---- PROVIDED MATERIAL
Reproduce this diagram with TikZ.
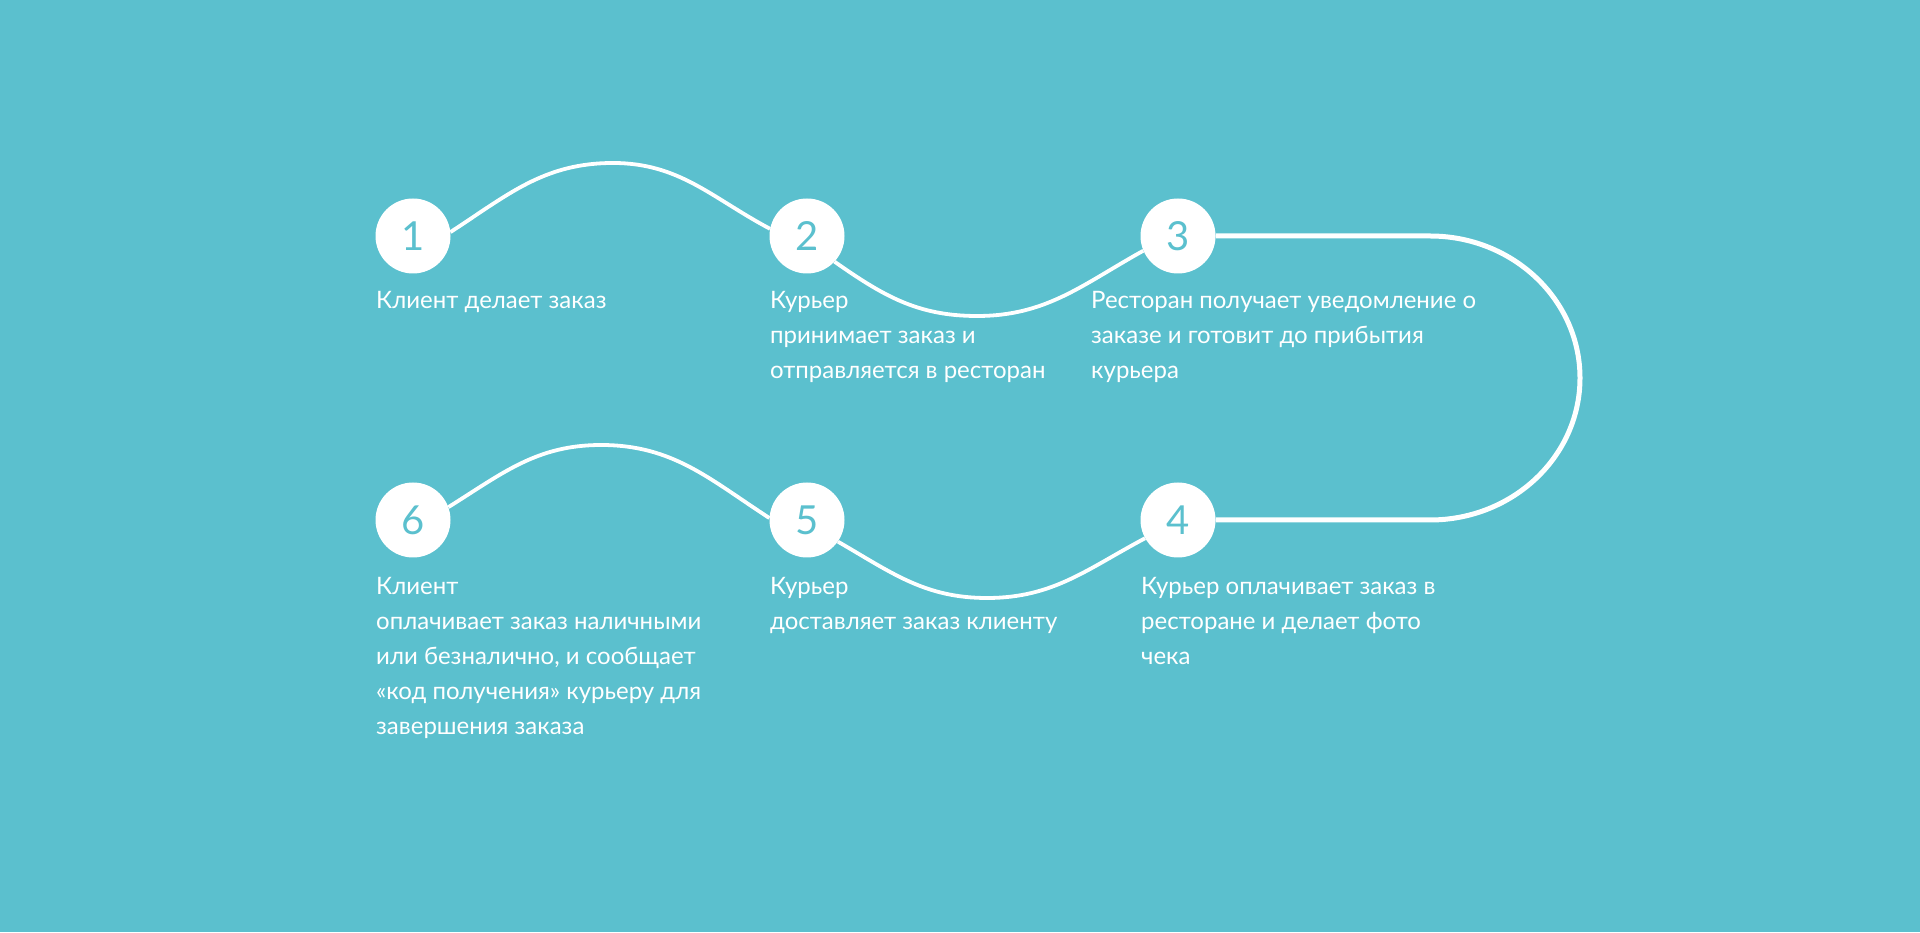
\documentclass[tikz,border=0pt]{standalone}
\usepackage{fontspec}
\setmainfont{Lato}
\usepackage{tikz}
\usetikzlibrary{calc}
\definecolor{sea}{RGB}{91,192,206}
\pgfdeclarelayer{paper}
\pgfdeclarelayer{road}
\pgfsetlayers{paper,road,main}

\begin{document}
\begin{tikzpicture}[x=1pt, y=1pt,
    stepdot/.style={circle, fill=white, inner sep=0pt, minimum size=75pt, text=sea, font=\fontsize{40}{40}\selectfont},
    steptext/.style={anchor=base west, align=left, inner sep=0pt, text=white, font=\fontsize{24}{35}\selectfont},
    wave/.style={white, line width=3.8pt},
    loop/.style={white, line width=5pt}]
    \begin{pgfonlayer}{paper}
    \fill[sea] (0,0) rectangle (1920,932);
    \end{pgfonlayer}
    \useasboundingbox (0,0) rectangle (1920,932);

    \node[stepdot] (s1) at (413,696) {1};
    \node[stepdot] (s2) at (807,696) {2};
    \node[stepdot] (s3) at (1178,696) {3};
    \node[stepdot] (s4) at (1178,412) {4};
    \node[stepdot] (s5) at (807,412) {5};
    \node[stepdot] (s6) at (413,412) {6};

    \coordinate (p12) at (613,769);
    \coordinate (p23) at (977,616);
    \coordinate (p65) at (601,487);
    \coordinate (p54) at (987,334);
    \coordinate (c3) at (1430,696);

    % the road, under the dots
    \begin{pgfonlayer}{road}
    \draw[wave] (s1.6) to[out=33,in=180] (p12) to[out=0,in=152] (s2.169);
    \draw[wave] (s2.-43) to[out=-35,in=180] (p23) to[out=0,in=209] (s3.203);
    \draw[wave] (s6.20) to[out=32,in=180] (p65) to[out=0,in=147] (s5.177);
    \draw[wave] (s5.-35) to[out=-30,in=180] (p54) to[out=0,in=208] (s4.209);
    \draw[loop] (s3.east) -- (c3) arc[start angle=90, end angle=-90, x radius=150, y radius=142] -- (s4.east);
    \end{pgfonlayer}

    % base west sits on the last line
    \node[steptext] (l1) at (376,623) {Клиент делает заказ};
    \node[steptext] (l2) at (770,553) {Курьер\\принимает заказ и\\отправляется в ресторан};
    \node[steptext] (l3) at (1091,553) {Ресторан получает уведомление о\\заказе и готовит до прибытия\\курьера};
    \node[steptext] (l4) at (1141,267.5) {Курьер оплачивает заказ в\\ресторане и делает фото\\чека};
    \node[steptext] (l5) at (770,302.5) {Курьер\\доставляет заказ клиенту};
    \node[steptext] (l6) at (376,197.5) {Клиент\\оплачивает заказ наличными\\или безналично, и сообщает\\«код получения» курьеру для\\завершения заказа};
\end{tikzpicture}
\end{document}
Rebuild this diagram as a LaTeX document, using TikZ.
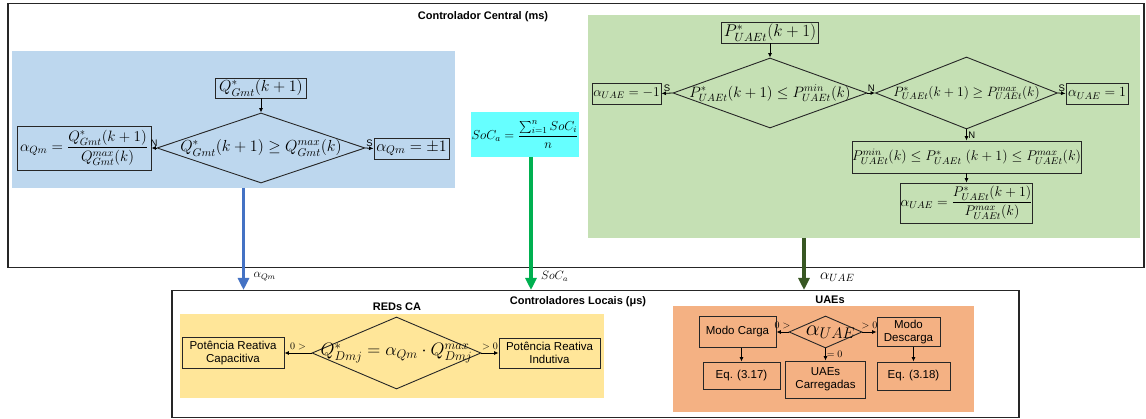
\RequirePackage{fix-cm}
\documentclass[tikz,border=0pt]{standalone}
\usepackage{amsmath}
\usepackage{fontspec}
\setmainfont{Liberation Sans}
\usepackage{tikz}
\usetikzlibrary{positioning, shapes.geometric, arrows.meta, calc}

\definecolor{zoneblue}{RGB}{189,215,238}
\definecolor{zonecyan}{RGB}{102,255,255}
\definecolor{zonegreen}{RGB}{197,224,180}
\definecolor{zoneyellow}{RGB}{255,230,153}
\definecolor{zoneorange}{RGB}{244,177,131}
\definecolor{arrowblue}{RGB}{68,114,196}
\definecolor{arrowgreen}{RGB}{0,176,80}
\definecolor{arrowdkgreen}{RGB}{56,87,35}

\tikzset{
  zone/.style={draw=none, inner sep=0pt, anchor=north west},
  outerframe/.style={draw=black!85, line width=1.5pt, inner sep=0pt, anchor=north west},
  mbox/.style={draw=black!85, line width=0.9pt, inner sep=0pt, align=center},
  decision/.style={diamond, draw=black!85, line width=0.9pt, inner sep=0pt},
  flow/.style={line width=0.8pt, -{Latex[length=4.5pt,width=4pt]}},
  flag/.style={font=\fontsize{9.5}{10}\selectfont, inner sep=1.5pt},
  cond/.style={font=\fontsize{10}{11}\selectfont, inner sep=2.5pt},
  heading/.style={font=\fontsize{11}{12}\selectfont\bfseries},
  bigarrow/.style={line width=3.5pt, -{Triangle[length=12pt,width=11pt]}},
}

\begin{document}
\begin{tikzpicture}[x=1pt, y=-1pt]
\useasboundingbox (0,0) rectangle (1146,419);

%% controlador central
\node[outerframe, minimum width=1136, minimum height=264] (central) at (7,3) {};
\node[heading] (centralTitle) at (483,17) {Controlador Central (ms)};

\node[zone, fill=zoneblue, minimum width=443, minimum height=137] (zoneQ) at (12,51) {};
\node[zone, fill=zonegreen, minimum width=552, minimum height=223] (zoneUAE) at (588,15) {};

% reativo
\node[mbox, minimum width=91, minimum height=20, font=\fontsize{16}{18}\selectfont] (qIn) at (261,88) {$Q^{*}_{Gmt}(k+1)$};
\node[decision, minimum width=208, minimum height=70] (dQ) at (261,148) {};
\node[font=\fontsize{16}{18}\selectfont] (dQtext) at (dQ) {$Q^{*}_{Gmt}(k+1) \geq Q^{max}_{Gmt}(k)$};
\node[mbox, minimum width=134, minimum height=44, font=\fontsize{15}{17}\selectfont] (aQn) at (84,148) {$\alpha_{Qm} = \dfrac{Q^{*}_{Gmt}(k+1)}{Q^{max}_{Gmt}(k)}$};
\node[mbox, minimum width=75, minimum height=21, font=\fontsize{16}{18}\selectfont] (aQs) at (411.5,148.5) {$\alpha_{Qm} = \pm 1$};

\draw[flow] (qIn) -- (dQ);
\draw[flow] (dQ.west) -- node[flag, above] (nQ) {N} (aQn.east);
\draw[flow] (dQ.east) -- node[flag, above] (sQ) {S} (aQs.west);

% estado de carga
\node[fill=zonecyan, inner sep=0pt, minimum width=108, minimum height=45, font=\fontsize{13}{15}\selectfont] (socA) at (525,134.5) {$SoC_a = \dfrac{\sum_{i=1}^{n} SoC_i}{n}$};

% UAEs
\pgfmathsetmacro{\colR}{966.5}
\node[mbox, minimum width=97, minimum height=21, font=\fontsize{17}{19}\selectfont] (pIn) at (770,32.5) {$P^{*}_{UAEt}(k+1)$};
\node[decision, minimum width=194, minimum height=70] (dMin) at (770,93) {};
\node[font=\fontsize{15}{17}\selectfont] (dMintext) at (dMin) {$P^{*}_{UAEt}(k+1) \leq P^{min}_{UAEt}(k)$};
\node[decision, minimum width=182, minimum height=72] (dMax) at (\colR,93) {};
\node[font=\fontsize{13.5}{15}\selectfont] (dMaxtext) at (dMax) {$P^{*}_{UAEt}(k+1) \geq P^{max}_{UAEt}(k)$};
\node[mbox, minimum width=69, minimum height=21, font=\fontsize{13.5}{15}\selectfont] (aNeg) at (626.5,93.5) {$\alpha_{UAE} = -1$};
\node[mbox, minimum width=62, minimum height=21, font=\fontsize{14}{16}\selectfont] (aPos) at (1097,93.5) {$\alpha_{UAE} = 1$};
\node[mbox, minimum width=227, minimum height=32, font=\fontsize{14}{16}\selectfont] (pRange) at (\colR,157) {$P^{min}_{UAEt}(k) \leq P^{*}_{UAEt}\ (k+1) \leq P^{max}_{UAEt}(k)$};
\node[mbox, minimum width=130, minimum height=40, font=\fontsize{14}{16}\selectfont] (aFrac) at (\colR,203) {$\alpha_{UAE} = \dfrac{P^{*}_{UAEt}(k+1)}{P^{max}_{UAEt}(k)}$};

\draw[flow] (pIn) -- (dMin);
\draw[flow] (dMin.west) -- node[flag, above] (sMin) {S} (aNeg.east);
\draw[flow] (dMin.east) -- node[flag, above] (nMin) {N} (dMax.west);
\draw[flow] (dMax.east) -- node[flag, above] (sMax) {S} (aPos.west);
\draw[flow] (dMax.south) -- node[flag, right] (nMax) {N} (pRange.north);
\draw[flow] (pRange) -- (aFrac);

%% controladores locais
\node[outerframe, minimum width=847, minimum height=127] (local) at (171,290) {};
\node[heading] (localTitle) at (578,302) {Controladores Locais (μs)};

\node[zone, fill=zoneyellow, minimum width=424, minimum height=84] (zoneRED) at (180,314) {};
\node[zone, fill=zoneorange, minimum width=301, minimum height=106] (zoneBat) at (673,306) {};
\node[heading] (redTitle) at (397,307) {REDs CA};
\node[heading] (batTitle) at (830,300) {UAEs};

% REDs CA
\node[mbox, minimum width=102, minimum height=31, font=\fontsize{11.5}{13}\selectfont] (capBox) at (233,353) {Potência Reativa\\Capacitiva};
\node[decision, minimum width=169, minimum height=72] (dRED) at (396.5,353) {};
\node[font=\fontsize{18}{20}\selectfont] (dREDtext) at (dRED) {$Q^{*}_{Dmj} = \alpha_{Qm} \cdot Q^{max}_{Dmj}$};
\node[mbox, minimum width=101, minimum height=30, font=\fontsize{11.5}{13}\selectfont] (indBox) at (549.5,353) {Potência Reativa\\Indutiva};

\draw[flow] (dRED.west) -- node[cond, above] (lRED1) {$0>$} (capBox.east);
\draw[flow] (dRED.east) -- node[cond, above] (lRED2) {$>0$} (indBox.west);

% UAEs locais
\node[mbox, minimum width=77, minimum height=31, font=\fontsize{11.5}{13}\selectfont] (modeC) at (737.5,332) {Modo Carga};
\node[decision, minimum width=73, minimum height=32] (dBat) at (825.5,332) {};
\node[font=\fontsize{22}{24}\selectfont, xshift=5pt] (dBattext) at (dBat) {$\alpha_{UAE}$};
\node[mbox, minimum width=63, minimum height=29, font=\fontsize{11.5}{13}\selectfont] (modeD) at (908.5,332) {Modo\\Descarga};
\node[mbox, minimum width=77, minimum height=27, font=\fontsize{11.5}{13}\selectfont] (eqC) at (741.5,375.5) {Eq. (3.17)};
\node[mbox, minimum width=80, minimum height=37, font=\fontsize{11.5}{13}\selectfont] (fullBox) at (825.5,379.5) {UAEs\\Carregadas};
\node[mbox, minimum width=73, minimum height=28, font=\fontsize{11.5}{13}\selectfont] (eqD) at (913.5,376) {Eq. (3.18)};

\draw[flow] (dBat.west) -- node[cond, above] (lBat1) {$0>$} (modeC.east);
\draw[flow] (dBat.east) -- node[cond, above] (lBat2) {$>0$} (modeD.west);
\draw[flow] (dBat.south) -- node[cond, right, inner sep=1pt] (lBat3) {$=0$} (fullBox.north);
\draw[flow] (eqC.north |- modeC.south) -- (eqC.north);
\draw[flow] (eqD.north |- modeD.south) -- (eqD.north);

%% sinais enviados
\coordinate (qmOut) at (243.5,188);
\coordinate (socOut) at (531,157);
\coordinate (uaeOut) at (804,238);
\draw[bigarrow, arrowblue] (qmOut) -- node[pos=0.87, right=5pt, text=black, font=\fontsize{12}{13}\selectfont] (lblQm) {$\alpha_{Qm}$} (qmOut |- local.north);
\draw[bigarrow, arrowgreen] (socOut) -- node[pos=0.9, right=5pt, text=black, font=\fontsize{12}{13}\selectfont] (lblSoC) {$SoC_a$} (socOut |- local.north);
\draw[bigarrow, arrowdkgreen] (uaeOut) -- node[pos=0.75, right=11pt, text=black, font=\fontsize{15}{16}\selectfont] (lblUAE) {$\alpha_{UAE}$} (uaeOut |- local.north);
\end{tikzpicture}
\end{document}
--------
# DIRECTION:
Write out the lines beginning with the one that contains "Rebuild this diagram" and ending with the one that contains "(0,0) rectangle (1146,419);", exactly as given. Leave pictures out.

# RIGHT ANSWER:
Rebuild this diagram as a LaTeX document, using TikZ.
\RequirePackage{fix-cm}
\documentclass[tikz,border=0pt]{standalone}
\usepackage{amsmath}
\usepackage{fontspec}
\setmainfont{Liberation Sans}
\usepackage{tikz}
\usetikzlibrary{positioning, shapes.geometric, arrows.meta, calc}

\definecolor{zoneblue}{RGB}{189,215,238}
\definecolor{zonecyan}{RGB}{102,255,255}
\definecolor{zonegreen}{RGB}{197,224,180}
\definecolor{zoneyellow}{RGB}{255,230,153}
\definecolor{zoneorange}{RGB}{244,177,131}
\definecolor{arrowblue}{RGB}{68,114,196}
\definecolor{arrowgreen}{RGB}{0,176,80}
\definecolor{arrowdkgreen}{RGB}{56,87,35}

\tikzset{
  zone/.style={draw=none, inner sep=0pt, anchor=north west},
  outerframe/.style={draw=black!85, line width=1.5pt, inner sep=0pt, anchor=north west},
  mbox/.style={draw=black!85, line width=0.9pt, inner sep=0pt, align=center},
  decision/.style={diamond, draw=black!85, line width=0.9pt, inner sep=0pt},
  flow/.style={line width=0.8pt, -{Latex[length=4.5pt,width=4pt]}},
  flag/.style={font=\fontsize{9.5}{10}\selectfont, inner sep=1.5pt},
  cond/.style={font=\fontsize{10}{11}\selectfont, inner sep=2.5pt},
  heading/.style={font=\fontsize{11}{12}\selectfont\bfseries},
  bigarrow/.style={line width=3.5pt, -{Triangle[length=12pt,width=11pt]}},
}

\begin{document}
\begin{tikzpicture}[x=1pt, y=-1pt]
\useasboundingbox (0,0) rectangle (1146,419);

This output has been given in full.